The wet collodion process was discovered by Scott Archer. He published the process in 1851 and allowed its use free of copyright. This differed from Fox-Talbot who patented his process. This is a clear indication as to why the wet collodion soon surpassed the calotype. Being copyright free meant that is was readily available for those who could afford the materials and thus of course open to improvements.
The collodion process used a fine film of collodion, applied to glass, making a base for the image. This glass negative that was normally used for making one or more prints. However, Archer found that a thin glass negative could become the photo itself, if it was viewed against a black background.
Like the daguerreotype the ambrotype created a unique image, consisting of a negative, often underexposed, mounted on a dark background in a case or frame. The image would be either normal or reversed according to whether or not the emulsion side of the negative lay against the black backing.
“Unlike a daguerreotype, an ambrotype image can be seen when viewed from all angles. For this reason the process became popular, even though the finished result lacked the detail and tonal range of the daguerreotype.” [10]

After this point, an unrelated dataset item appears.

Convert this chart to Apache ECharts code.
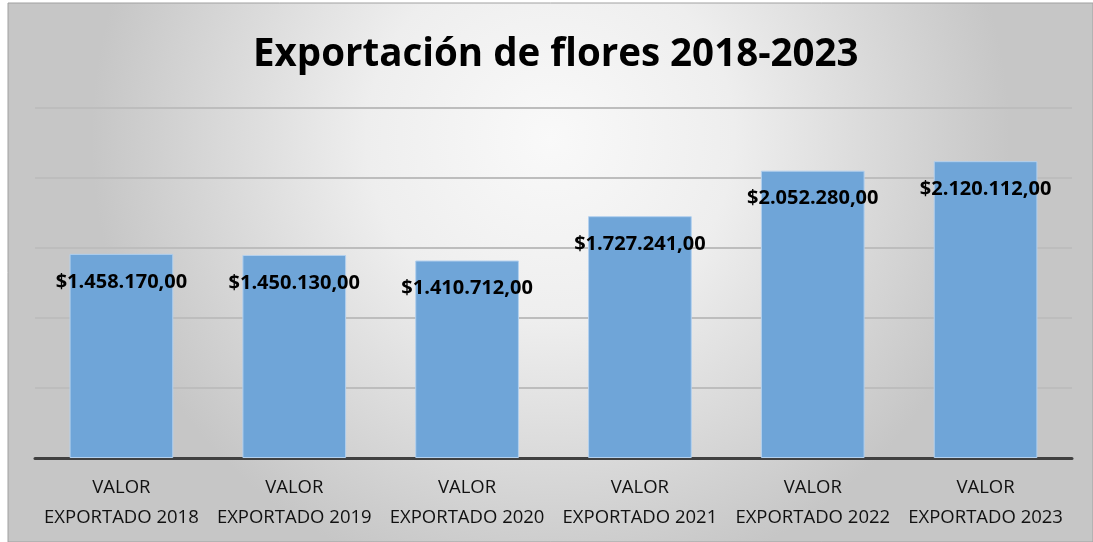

Concluding this essay it is clear to me that the Calotype and the Daguerreotype are both developments of the camera obscura and even earlier technologies. The process of the camera obscura was superseeded in the same way that wet collodion later rendered Daguerre and Fox-Talbots processes were rendered obsolete. I believe by looking at evidence that there is a strong basis for the argument that the development of the process’s was down to the work by the two men who discovered the key to fixing the image but it is not their invention to claim.